Ventilator automatic tube compensation (ATC) was performed to evaluate pressurization and compliance of two parallel connected circuits. The test was successful.

Distensibility decrease in one of the test lungs (under identical basal conditions) ensued a smaller volume delivery than the one its counterpart achieved in volumecontrolled mode (p <0,0001) and pressure-controlled mode (p <0,0001), while this difference was greater in pressurecontrolled mode (Figure 1). System pressure increased on both circuits in volume-controlled mode. Maximum pressure difference between test lungs was not significant in either volume-controlled assisted modality (p >0.9999) nor pressure-controlled assisted modality (p: 0.1679).

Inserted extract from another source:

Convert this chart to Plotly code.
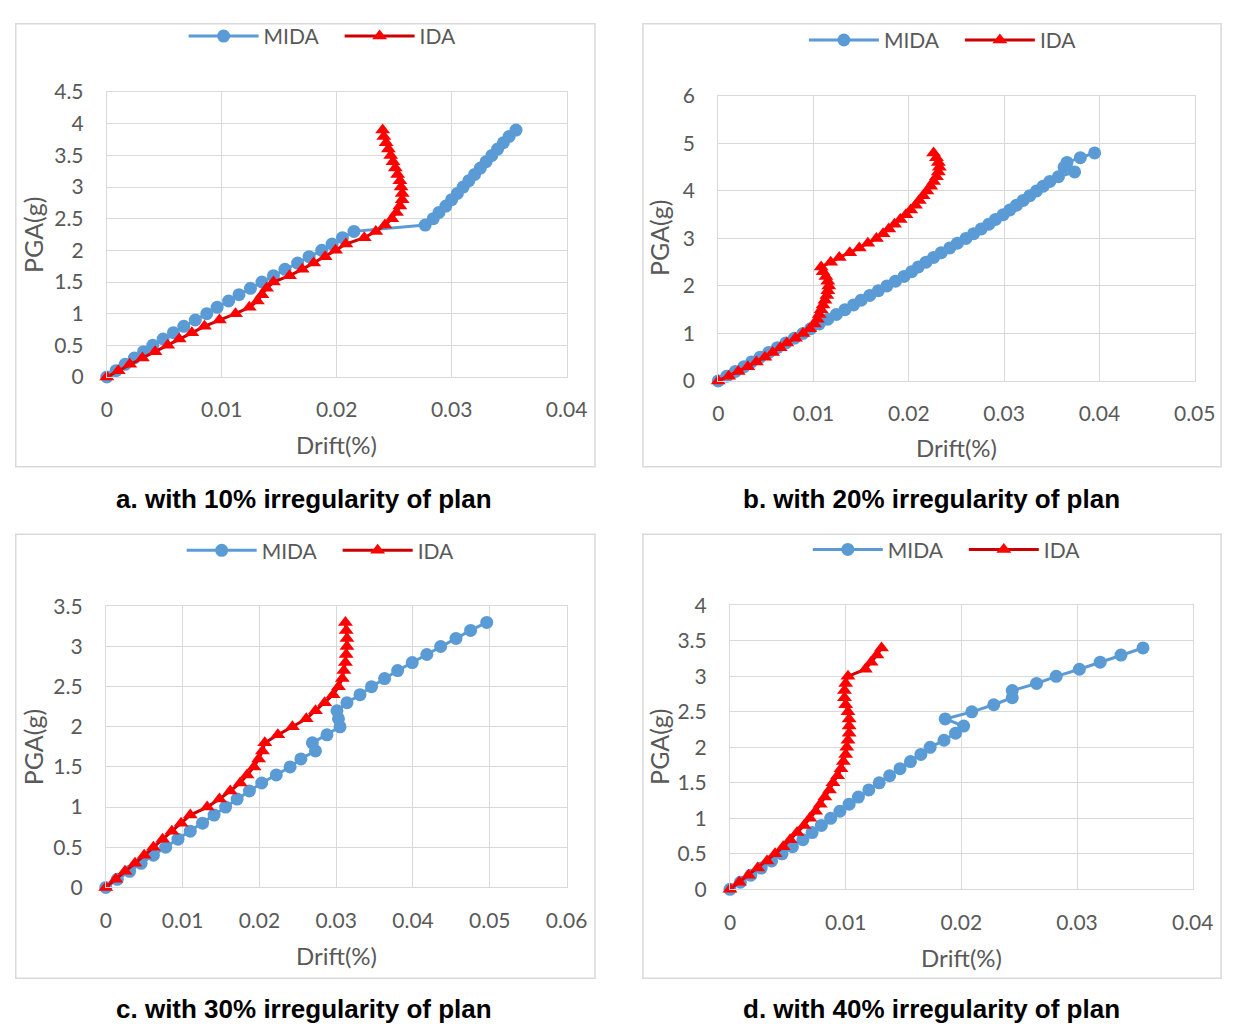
import plotly.graph_objects as go

W, H = 1247, 1035

# ---------------- data (PGA in g, drift) ----------------
pga_a_mida = [0.0, 0.1, 0.2, 0.3, 0.4, 0.5, 0.6, 0.7, 0.8, 0.9, 1.0, 1.1, 1.2, 1.3, 1.4, 1.5, 1.6, 1.7, 1.8, 1.9,
              2.0, 2.1, 2.2, 2.3, 2.4, 2.5, 2.6, 2.7, 2.8, 2.9, 3.0, 3.1, 3.2, 3.3, 3.4, 3.5, 3.6, 3.7, 3.8, 3.9]
drift_a_mida = [0.0, 0.0008, 0.0016, 0.0024, 0.0032, 0.0040, 0.0049, 0.0058, 0.0067, 0.0077, 0.0087, 0.0096,
                0.0106, 0.0115, 0.0125, 0.0135, 0.0145, 0.0155, 0.0166, 0.0176, 0.0187, 0.0196, 0.0205, 0.0215,
                0.0277, 0.0284, 0.0289, 0.0295, 0.0300, 0.0305, 0.0310, 0.0315, 0.0320, 0.0325, 0.0330, 0.0335,
                0.0340, 0.0345, 0.0350, 0.0356]
pga_a_ida = [0.0, 0.1, 0.2, 0.3, 0.4, 0.5, 0.6, 0.7, 0.8, 0.9, 1.0, 1.1, 1.2, 1.3, 1.4, 1.5, 1.6, 1.7, 1.8, 1.9,
             2.0, 2.1, 2.2, 2.3, 2.4, 2.5, 2.6, 2.7, 2.8, 2.9, 3.0, 3.1, 3.2, 3.3, 3.4, 3.5, 3.6, 3.7, 3.8, 3.9]
drift_a_ida = [0.0, 0.0010, 0.0020, 0.0031, 0.0042, 0.0053, 0.0063, 0.0074, 0.0085, 0.0098, 0.0112, 0.0124,
               0.0131, 0.0135, 0.0139, 0.0145, 0.0159, 0.0170, 0.0180, 0.0190, 0.0199, 0.0208, 0.0224, 0.0234,
               0.0242, 0.0248, 0.0252, 0.0255, 0.0257, 0.0257, 0.0256, 0.0255, 0.0253, 0.0251, 0.0249, 0.0247,
               0.0245, 0.0243, 0.0241, 0.0240]

pga_b_mida = [0.0, 0.1, 0.2, 0.3, 0.4, 0.5, 0.6, 0.7, 0.8, 0.9, 1.0, 1.1, 1.2, 1.3, 1.4, 1.5, 1.6, 1.7, 1.8, 1.9,
              2.0, 2.1, 2.2, 2.3, 2.4, 2.5, 2.6, 2.7, 2.8, 2.9, 3.0, 3.1, 3.2, 3.3, 3.4, 3.5, 3.6, 3.7, 3.8, 3.9,
              4.0, 4.1, 4.2, 4.3, 4.4, 4.5, 4.6, 4.7, 4.8]
drift_b_mida = [0.0, 0.0009, 0.0018, 0.0027, 0.0035, 0.0044, 0.0053, 0.0062, 0.0071, 0.0080, 0.0089, 0.0097,
                0.0106, 0.0115, 0.0124, 0.0133, 0.0142, 0.0150, 0.0159, 0.0168, 0.0177, 0.0186, 0.0195, 0.0203,
                0.0210, 0.0218, 0.0226, 0.0234, 0.0243, 0.0251, 0.0260, 0.0268, 0.0276, 0.0284, 0.0291, 0.0299,
                0.0306, 0.0313, 0.0320, 0.0327, 0.0334, 0.0341, 0.0348, 0.0357, 0.0374, 0.0363, 0.0366, 0.0380,
                0.0395]
pga_b_ida = [0.0, 0.1, 0.2, 0.3, 0.4, 0.5, 0.6, 0.7, 0.8, 0.9, 1.0, 1.1, 1.2, 1.3, 1.4, 1.5, 1.6, 1.7, 1.8, 1.9,
             2.0, 2.1, 2.2, 2.3, 2.4, 2.5, 2.6, 2.7, 2.8, 2.9, 3.0, 3.1, 3.2, 3.3, 3.4, 3.5, 3.6, 3.7, 3.8, 3.9,
             4.0, 4.1, 4.2, 4.3, 4.4, 4.5, 4.6, 4.7, 4.8]
drift_b_ida = [0.0, 0.0011, 0.0021, 0.0031, 0.0040, 0.0049, 0.0057, 0.0065, 0.0072, 0.0081, 0.0089, 0.0096,
               0.0101, 0.0104, 0.0106, 0.0108, 0.0110, 0.0112, 0.0114, 0.0115, 0.0116, 0.0115, 0.0113, 0.0110,
               0.0108, 0.0118, 0.0127, 0.0138, 0.0148, 0.0157, 0.0166, 0.0173, 0.0179, 0.0185, 0.0191, 0.0197,
               0.0202, 0.0207, 0.0211, 0.0215, 0.0219, 0.0223, 0.0226, 0.0229, 0.0231, 0.0232, 0.0231, 0.0229,
               0.0226]

pga_c_mida = [0.0, 0.1, 0.2, 0.3, 0.4, 0.5, 0.6, 0.7, 0.8, 0.9, 1.0, 1.1, 1.2, 1.3, 1.4, 1.5, 1.6, 1.7, 1.8, 1.9,
              2.0, 2.1, 2.2, 2.3, 2.4, 2.5, 2.6, 2.7, 2.8, 2.9, 3.0, 3.1, 3.2, 3.3]
drift_c_mida = [0.0, 0.0015, 0.0031, 0.0046, 0.0062, 0.0078, 0.0094, 0.0110, 0.0126, 0.0141, 0.0156, 0.0171,
                0.0187, 0.0203, 0.0222, 0.0240, 0.0254, 0.0273, 0.0269, 0.0288, 0.0305, 0.0303, 0.0301, 0.0314,
                0.0331, 0.0346, 0.0363, 0.0380, 0.0399, 0.0418, 0.0436, 0.0456, 0.0475, 0.0496]
pga_c_ida = [0.0, 0.1, 0.2, 0.3, 0.4, 0.5, 0.6, 0.7, 0.8, 0.9, 1.0, 1.1, 1.2, 1.3, 1.4, 1.5, 1.6, 1.7, 1.8, 1.9,
             2.0, 2.1, 2.2, 2.3, 2.4, 2.5, 2.6, 2.7, 2.8, 2.9, 3.0, 3.1, 3.2, 3.3]
drift_c_ida = [0.0, 0.0013, 0.0025, 0.0038, 0.0050, 0.0062, 0.0074, 0.0086, 0.0098, 0.0110, 0.0132, 0.0148,
               0.0162, 0.0175, 0.0184, 0.0193, 0.0199, 0.0204, 0.0207, 0.0224, 0.0243, 0.0261, 0.0273, 0.0285,
               0.0296, 0.0303, 0.0308, 0.0310, 0.0312, 0.0313, 0.0314, 0.0314, 0.0313, 0.0312]

pga_d_mida = [0.0, 0.1, 0.2, 0.3, 0.4, 0.5, 0.6, 0.7, 0.8, 0.9, 1.0, 1.1, 1.2, 1.3, 1.4, 1.5, 1.6, 1.7, 1.8, 1.9,
              2.0, 2.1, 2.2, 2.3, 2.4, 2.5, 2.6, 2.7, 2.8, 2.9, 3.0, 3.1, 3.2, 3.3, 3.4]
drift_d_mida = [0.0, 0.0009, 0.0018, 0.0027, 0.0036, 0.0045, 0.0054, 0.0063, 0.0071, 0.0079, 0.0087, 0.0095,
                0.0103, 0.0111, 0.0120, 0.0129, 0.0138, 0.0147, 0.0156, 0.0165, 0.0173, 0.0185, 0.0195, 0.0202,
                0.0186, 0.0209, 0.0228, 0.0244, 0.0244, 0.0265, 0.0282, 0.0302, 0.0320, 0.0338, 0.0357]
pga_d_ida = [0.0, 0.1, 0.2, 0.3, 0.4, 0.5, 0.6, 0.7, 0.8, 0.9, 1.0, 1.1, 1.2, 1.3, 1.4, 1.5, 1.6, 1.7, 1.8, 1.9,
             2.0, 2.1, 2.2, 2.3, 2.4, 2.5, 2.6, 2.7, 2.8, 2.9, 3.0, 3.1, 3.2, 3.3, 3.4]
drift_d_ida = [0.0, 0.0008, 0.0016, 0.0024, 0.0032, 0.0039, 0.0046, 0.0052, 0.0058, 0.0064, 0.0069, 0.0074,
               0.0078, 0.0082, 0.0086, 0.0089, 0.0093, 0.0096, 0.0098, 0.0100, 0.0101, 0.0102, 0.0103, 0.0103,
               0.0103, 0.0102, 0.0100, 0.0099, 0.0099, 0.0100, 0.0102, 0.0117, 0.0122, 0.0127, 0.0131]

panel_titles = ["a. with 10% irregularity of plan", "b. with 20% irregularity of plan",
                "c. with 30% irregularity of plan", "d. with 40% irregularity of plan"]
x_ranges = [[0, 0.04], [0, 0.05], [0, 0.06], [0, 0.04]]
y_ranges = [[0, 4.5], [0, 6], [0, 3.5], [0, 4]]
y_dticks = [0.5, 1, 0.5, 0.5]
x_dtick = 0.01

# ---------------- layout geometry (pixels) ----------------
plot_px = [(103, 573, 80, 372), (728, 1215, 84, 376), (102, 573, 607, 895), (740, 1213, 606, 897)]
boxes_px = [(10, 602, 10, 464), (651, 1242, 10, 464), (10, 602, 533, 988), (651, 1242, 533, 988)]
legend_px = [(341, 23), (975, 27), (339, 550), (979, 549)]
ytitle_px = [27, 668, 27, 668]
xtitle_y_px = [441, 444, 965, 967]
ptitle_px = [(305, 497), (946, 497), (305, 1020), (946, 1020)]

BLUE = "#5B9BD5"
RED = "#FF0000"
REDLINE = "#CC0000"
GRID = "#D9D9D9"
TXT = "#595959"
FONT = "Lato"

series = [
    (drift_a_mida, pga_a_mida, drift_a_ida, pga_a_ida),
    (drift_b_mida, pga_b_mida, drift_b_ida, pga_b_ida),
    (drift_c_mida, pga_c_mida, drift_c_ida, pga_c_ida),
    (drift_d_mida, pga_d_mida, drift_d_ida, pga_d_ida),
]

fig = go.Figure()
layout = dict(width=W, height=H, margin=dict(l=0, r=0, t=0, b=0), autosize=False,
              paper_bgcolor="white", plot_bgcolor="white", showlegend=True)
annotations = []
shapes = []


def px_x(v):
    return v / W


def px_y(v):
    return 1 - v / H


for i in range(4):
    n = "" if i == 0 else str(i + 1)
    xa, ya = "x" + n, "y" + n
    leg = "legend" if i == 0 else "legend" + str(i + 1)
    dx_m, py_m, dx_i, py_i = series[i]
    fig.add_trace(go.Scatter(x=dx_m, y=py_m, mode="lines+markers", name="MIDA",
                             xaxis=xa, yaxis=ya, legend=leg, cliponaxis=False,
                             line=dict(color=BLUE, width=3),
                             marker=dict(symbol="circle", size=13, color=BLUE)))
    fig.add_trace(go.Scatter(x=dx_i, y=py_i, mode="lines+markers", name="IDA",
                             xaxis=xa, yaxis=ya, legend=leg, cliponaxis=False,
                             line=dict(color=REDLINE, width=3),
                             marker=dict(symbol="triangle-up", size=13, color=RED)))
    l, r, t, b = plot_px[i]
    layout["xaxis" + n] = dict(domain=[px_x(l), px_x(r)], range=x_ranges[i], dtick=x_dtick, anchor=ya,
                               showgrid=True, gridcolor=GRID, gridwidth=1, zeroline=False,
                               showline=True, linecolor=GRID, linewidth=1, mirror=True,
                               ticks="", ticklabelstandoff=14, fixedrange=True,
                               tickfont=dict(family=FONT, size=21, color=TXT))
    layout["yaxis" + n] = dict(domain=[px_y(b), px_y(t)], range=y_ranges[i], dtick=y_dticks[i], anchor=xa,
                               showgrid=True, gridcolor=GRID, gridwidth=1, zeroline=False,
                               showline=True, linecolor=GRID, linewidth=1, mirror=True,
                               ticks="", ticklabelstandoff=18, fixedrange=True,
                               tickfont=dict(family=FONT, size=21, color=TXT))
    lx, ly = legend_px[i]
    layout[leg] = dict(orientation="h", x=px_x(lx), y=px_y(ly), xanchor="center", yanchor="middle",
                       bgcolor="rgba(0,0,0,0)", font=dict(family=FONT, size=21, color=TXT),
                       itemwidth=70, entrywidth=71, entrywidthmode="pixels", tracegroupgap=0)
    bl, br, bt, bb = boxes_px[i]
    shapes.append(dict(type="rect", xref="paper", yref="paper", x0=px_x(bl), x1=px_x(br),
                       y0=px_y(bb), y1=px_y(bt), line=dict(color=GRID, width=1.5), layer="below"))
    annotations.append(dict(text="PGA(g)", xref="paper", yref="paper", x=px_x(ytitle_px[i]),
                            y=px_y((t + b) / 2), textangle=-90, showarrow=False,
                            xanchor="center", yanchor="middle",
                            font=dict(family=FONT, size=25, color=TXT)))
    annotations.append(dict(text="Drift(%)", xref="paper", yref="paper", x=px_x((l + r) / 2),
                            y=px_y(xtitle_y_px[i]), showarrow=False, xanchor="center", yanchor="middle",
                            font=dict(family=FONT, size=24, color=TXT)))
    tx, ty = ptitle_px[i]
    annotations.append(dict(text="<b>" + panel_titles[i] + "</b>", xref="paper", yref="paper",
                            x=px_x(tx), y=px_y(ty), showarrow=False, xanchor="center", yanchor="middle",
                            font=dict(family="Liberation Sans", size=26, color="#000000")))

layout["annotations"] = annotations
layout["shapes"] = shapes
fig.update_layout(**layout)
fig.write_html("out.html", config={"responsive": False, "displayModeBar": False})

In the situation where the demand exceeds the supply and there are not enough ventilators, one might expect that the lack of ventilators would immediately and inevitably increase the mortality [6]. This report is an attempt to approach the risks of ventilating two patients with a single machine and to determine if this option should be considered or not in the ongoing pandemic situation. Tidal volumes, pressures and flows were initially similar in both modes, however, by adding a restrictive element to one of the test lungs, we proved that volumes delivered to them were different, and that maximum pressure increased in the volume-controlled mode. Regarding this, Laffeay describes in his report that pressure-controlled modes are implemented more safely because changes in the compliance, resistance, or both in one patient’s chest will have a smaller effect on the tidal volume delivered to the other patient when a fixed inflation pressure is provided [7]. Another study demonstrated that when a single ventilator is used to support more patients, tidal volume cannot be controlled for each subject and it depends on inspiratory resistances [6]. Our result coincides with what is described in the literature, considering that the method to replicate ventilation for two patients is the same, and taking into account that the brand and model of ventilator varies, the programming of mechanical ventilation and the variables measured may have some variation. Since certain differences in volumes are not monitored by the ventilator, there are risks of distension or alveolar collapse if a single machine is used in actual patients with different thoraco pulmonary mechanics [2,10].